Sometimes, I get mad when he doesn’t understand my needs, when he thinks I’m being too nitpicky about my body’s positioning or when he’s not in my field of vision while he’s talking to me. The same goes for him, he doesn’t always put up with my barrage of little tasks. It’s not uncommon for ALS couples to have these kinds of tensions. Still, we manage just fine, largely thanks to Hein.


It’s finally upon us. The night before the fundraiser I was pelted with emails, especially about the Italian delicacies. At the last minute, it turned out that we weren’t supposed to make the Italian food ourselves as it was against the law to do so without a permit. In the end, we found a caterer. I considered the musical on the night beforehand a sort of dress rehearsal for the fundraiser. For the first time in a while, I was put into the car, alongside a canister of oxygen. There was no trouble and I fared well. So, the next day we arrived in Alphen, equipped with my most comfortable chair and oxygen. The theatre looked enchanting and the interior was very nice too. When I came in, I was the centre of attention, a position I don’t do well in, I had to acclimatise first and find a nice quiet place to settle down. I was seated by the entrance, able to watch the crowds come in. Hein and Floor were by my side, while we had a good view of the cloakroom, where Ward was busy handling people’s coats. A picture was taken of me and the organisational team before the show began. It was a successful night. Monieke gave a speech, the show was fun with a lot of audience interaction. Monieke, as the person who had set the whole thing in motion, was lauded by the ALS foundation and the final yield was almost 4000 euros.
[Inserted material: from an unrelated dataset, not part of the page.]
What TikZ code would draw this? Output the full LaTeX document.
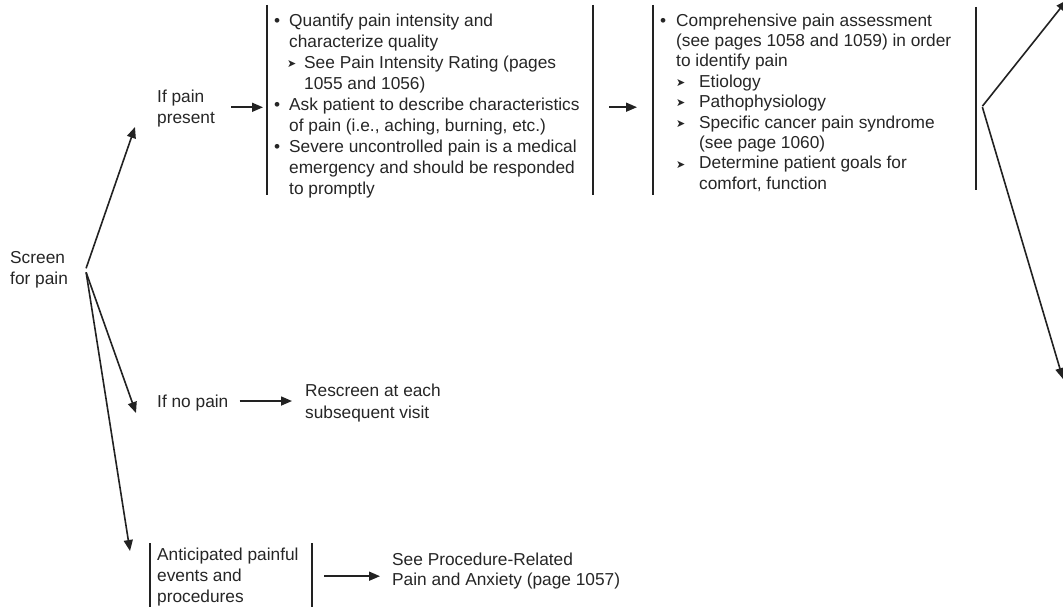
\documentclass[tikz,border=0pt]{standalone}
\usepackage{fontspec}
\setmainfont{Liberation Sans}
\newfontfamily\dejavu{DejaVu Sans}
\usetikzlibrary{arrows.meta,calc}
\definecolor{ink}{HTML}{262626}
\definecolor{lineink}{HTML}{222222}
\newcommand\subarr{\raisebox{0.8pt}{\dejavu\fontsize{11}{11}\selectfont ➤}}
\newcommand\bul{\textbullet}
\newcommand\mylines[1]{\begin{tabular}[t]{@{}l@{}}#1\end{tabular}}
\begin{document}
\begin{tikzpicture}[x=1pt,y=-1pt,
  txt/.style={anchor=base west, inner sep=0pt, text=ink, font=\fontsize{17.3}{21}\selectfont},
  barbox/.style={anchor=north west, inner sep=0pt, text=ink},
  arr/.style={draw=lineink, line width=1.6pt, -{Triangle[length=11pt,width=9pt]}},
  bar/.style={draw=lineink, line width=2pt}]
\useasboundingbox[fill=white] (0,0) rectangle (1063,609);

% text nodes
\node[txt] (scr) at (10,264) {\mylines{Screen\\for pain}};
\node[txt] (ip) at (157,103) {\mylines{If pain\\present}};
\node[txt] (np) at (157,407) {If no pain};
\node[txt] (rs) at (305,397) {\mylines{Rescreen at each\\subsequent visit}};
\node[txt, font=\fontsize{17.3}{20}\selectfont] (sp) at (392,565) {\mylines{See Procedure-Related\\Pain and Anxiety (page 1057)}};

% box 1
\node[barbox] (b1) at (267,5) {\begin{minipage}[t][190pt][t]{326pt}\fontsize{17.3}{21}\selectfont\raggedright
\rule{0pt}{21pt}\hspace*{7pt}\makebox[15pt][l]{\bul}Quantify pain intensity and\\
\hspace*{22pt}characterize quality\\
\hspace*{20pt}\makebox[17pt][l]{\subarr}See Pain Intensity Rating (pages\\
\hspace*{37pt}1055 and 1056)\\
\hspace*{7pt}\makebox[15pt][l]{\bul}Ask patient to describe characteristics\\
\hspace*{22pt}of pain (i.e., aching, burning, etc.)\\
\hspace*{7pt}\makebox[15pt][l]{\bul}Severe uncontrolled pain is a medical\\
\hspace*{22pt}emergency and should be responded\\
\hspace*{22pt}to promptly
\end{minipage}};

% box 2
\node[barbox] (b2) at (653,5) {\begin{minipage}[t][190pt][t]{323pt}\fontsize{17.3}{20.4}\selectfont\raggedright
\rule{0pt}{21pt}\hspace*{7pt}\makebox[16pt][l]{\bul}Comprehensive pain assessment\\
\hspace*{23pt}(see pages 1058 and 1059) in order\\
\hspace*{23pt}to identify pain\\
\hspace*{23pt}\makebox[23pt][l]{\subarr}Etiology\\
\hspace*{23pt}\makebox[23pt][l]{\subarr}Pathophysiology\\
\hspace*{23pt}\makebox[23pt][l]{\subarr}Specific cancer pain syndrome\\
\hspace*{46pt}(see page 1060)\\
\hspace*{23pt}\makebox[23pt][l]{\subarr}Determine patient goals for\\
\hspace*{46pt}comfort, function
\end{minipage}};

% box 3
\node[barbox] (b3) at (150,543) {\begin{minipage}[t][64pt][t]{162pt}\fontsize{17.3}{21}\selectfont\raggedright
\rule{0pt}{17pt}\hspace*{7pt}Anticipated painful\\
\hspace*{7pt}events and\\
\hspace*{7pt}procedures
\end{minipage}};

% bars
\draw[bar] (b1.north west) -- (b1.south west) (b1.north east) -- (b1.south east);
\draw[bar] (b2.north west) -- (b2.south west) ($(b2.north east)+(0,2)$) -- ($(b2.south east)+(0,-5)$);
\draw[bar] (b3.north west) -- (b3.south west) (b3.north east) -- (b3.south east);

% free arrow ends
\coordinate (t1) at (135,127);
\coordinate (t2) at (136,413);
\coordinate (t3) at (130,551);
\coordinate (ru) at (1067,0);
\coordinate (rd) at (1063,379);

% connectors
\draw[arr] ($(scr.east)+(18,-2)$) -- (t1);
\draw[arr] ($(scr.east)+(18,2)$) -- (t2);
\draw[arr] ($(scr.east)+(18,2)$) -- (t3);
\draw[arr] ($(ip.east)+(16,-2)$) -- ($(ip.east -| b1.west)+(-4,-2)$);
\draw[arr] ($(b1.east)+(16,7)$) -- ($(b2.west)+(-16,7)$);
\draw[arr] ($(np.east)+(11,-1.5)$) -- ($(np.east -| rs.west)+(-13,-1.5)$);
\draw[arr] ($(b3.east)+(12,1)$) -- ($(b3.east -| sp.west)+(-12,1)$);
\draw[arr] ($(b2.east)+(6,6)$) -- (ru);
\draw[arr] ($(b2.east)+(6,7)$) -- (rd);
\end{tikzpicture}
\end{document}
During the intermission I had a picture taken with all of my carers, who had never met each other before that night. We went home at half past twelve at night and we hit the hay at two. I was still tired the next morning, but it was worth it. I had a marvellous night. Thanks, everyone!
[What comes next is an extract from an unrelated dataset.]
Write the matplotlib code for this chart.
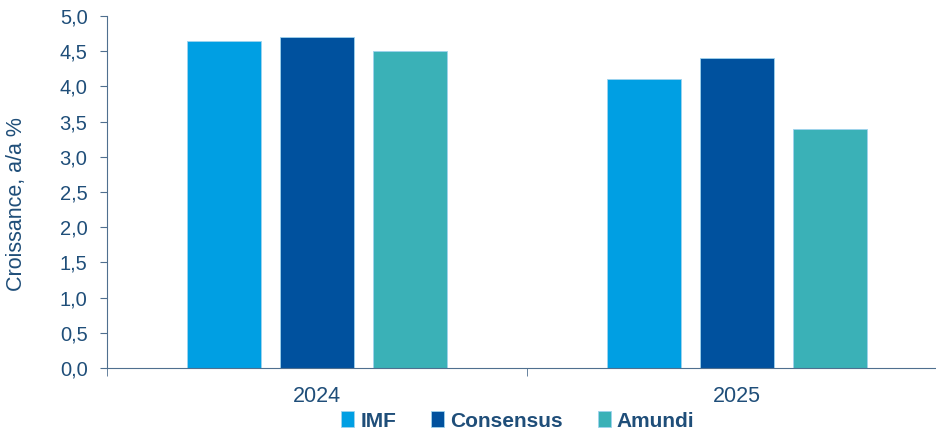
import matplotlib.pyplot as plt
import numpy as np
from matplotlib.ticker import FuncFormatter

plt.rcParams['font.family'] = ['Liberation Sans', 'DejaVu Sans']

years = ['2024', '2025']
imf = [4.65, 4.1]
consensus = [4.7, 4.4]
amundi = [4.5, 3.4]
series_names = ['IMF', 'Consensus', 'Amundi']
colors = ['#009FE3', '#00519E', '#3AB1B7']

text_col = '#1F4E79'
axis_col = '#4F6F8F'

fig = plt.figure(figsize=(9.36, 4.34), dpi=100)
ax = fig.add_axes([107 / 936, 1 - 368 / 434, 840 / 936, 352 / 434])

x = np.arange(len(years))
step = 0.221
width = 0.176
for i, (vals, name, c) in enumerate(zip([imf, consensus, amundi], series_names, colors)):
    ax.bar(x + (i - 1) * step, vals, width, color=c, label=name,
           edgecolor='#9FD3EE', linewidth=0.6)

ax.set_xlim(-0.5, 1.5)
ax.set_ylim(0, 5)
ax.set_yticks(np.arange(0, 5.01, 0.5))
ax.yaxis.set_major_formatter(FuncFormatter(lambda v, p: f'{v:.1f}'.replace('.', ',')))
ax.set_xticks(x)
ax.set_xticklabels(years)
ax.set_xticks([-0.5, 0.5, 1.5], minor=True)
ax.tick_params(axis='x', which='major', length=0, pad=13, labelsize=15.5, labelcolor=text_col)
ax.tick_params(axis='x', which='minor', length=6, color=axis_col, direction='out')
ax.tick_params(axis='y', length=5, color=axis_col, labelsize=14.5, labelcolor=text_col, pad=9)

for s in ['top', 'right']:
    ax.spines[s].set_visible(False)
ax.spines['left'].set_color(axis_col)
ax.spines['bottom'].set_color(axis_col)

ax.set_ylabel('Croissance, a/a %', fontsize=15.5, color=text_col)
ax.yaxis.set_label_coords(-0.095, 0.466)

leg = fig.legend(loc='center', bbox_to_anchor=(518 / 936, 1 - 421 / 434),
                 ncol=3, frameon=False, handlelength=0.6, handleheight=0.8,
                 handletextpad=0.3, columnspacing=1.7,
                 prop={'weight': 'bold', 'size': 15})
for t in leg.get_texts():
    t.set_color(text_col)

fig.savefig('out.png', dpi=100)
During our post-fundraiser meeting, we drew a few conclusions, which are as follows. Generally, we were happy with how the event went. The Italian delicacies set us back a bit because the catering cost us some money, but it did look very festive. In total, we’ve made a net 3000 euros from donations and ticket sales, so combined with the LEGO sorting nights, we’ve made 4300 for the ALS Foundation. We didn’t know 60 out of the roughly 200 people that showed up, so we must have drummed up some publicity as well. My website was visited 2500 times last month by 1800 unique users. That’s about 600 more than my average.
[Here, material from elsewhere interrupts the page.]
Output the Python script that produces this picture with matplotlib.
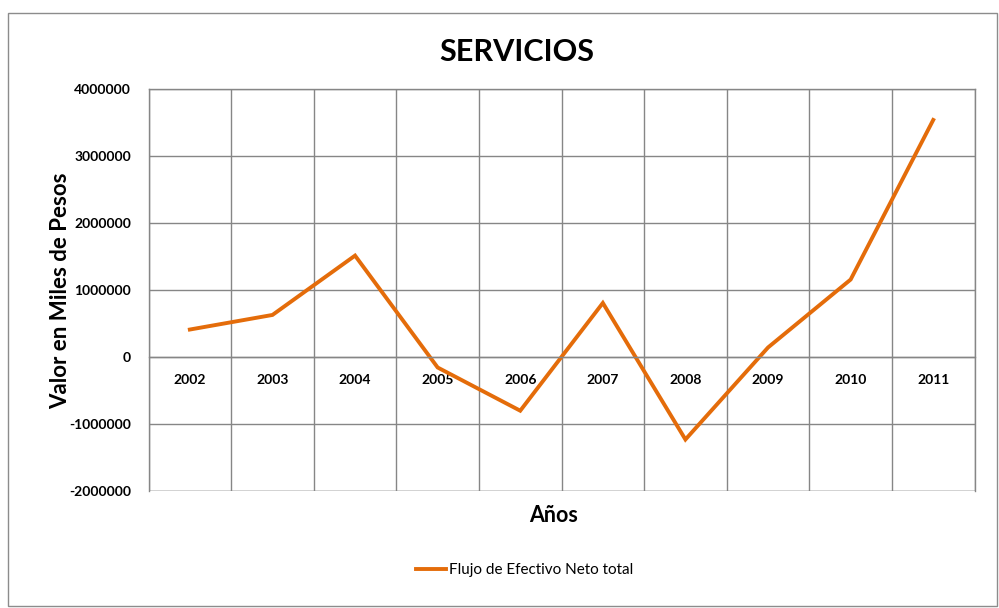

Yesterday, we met with my occupational therapist. It turned out that I wouldn’t need to alter my wardrobe any further in order to use the sling lift. You can imagine my relief. Besides that, she believed that the sling lift wouldn’t impede my bathroom usage, so a catheter wouldn’t be necessary. Another reason for celebration. She talked to me specifically and not just to my carer. I think I’d like to see her more often.


This will be the first year we celebrate Sinterklaas with just the kids. Travelling all the way down to Alphen to celebrate with fifteen people is becoming a bit too straining for me. I’ll be spending the rest of the month writing Sinterklaas poems, which is why I’m posting this diary early.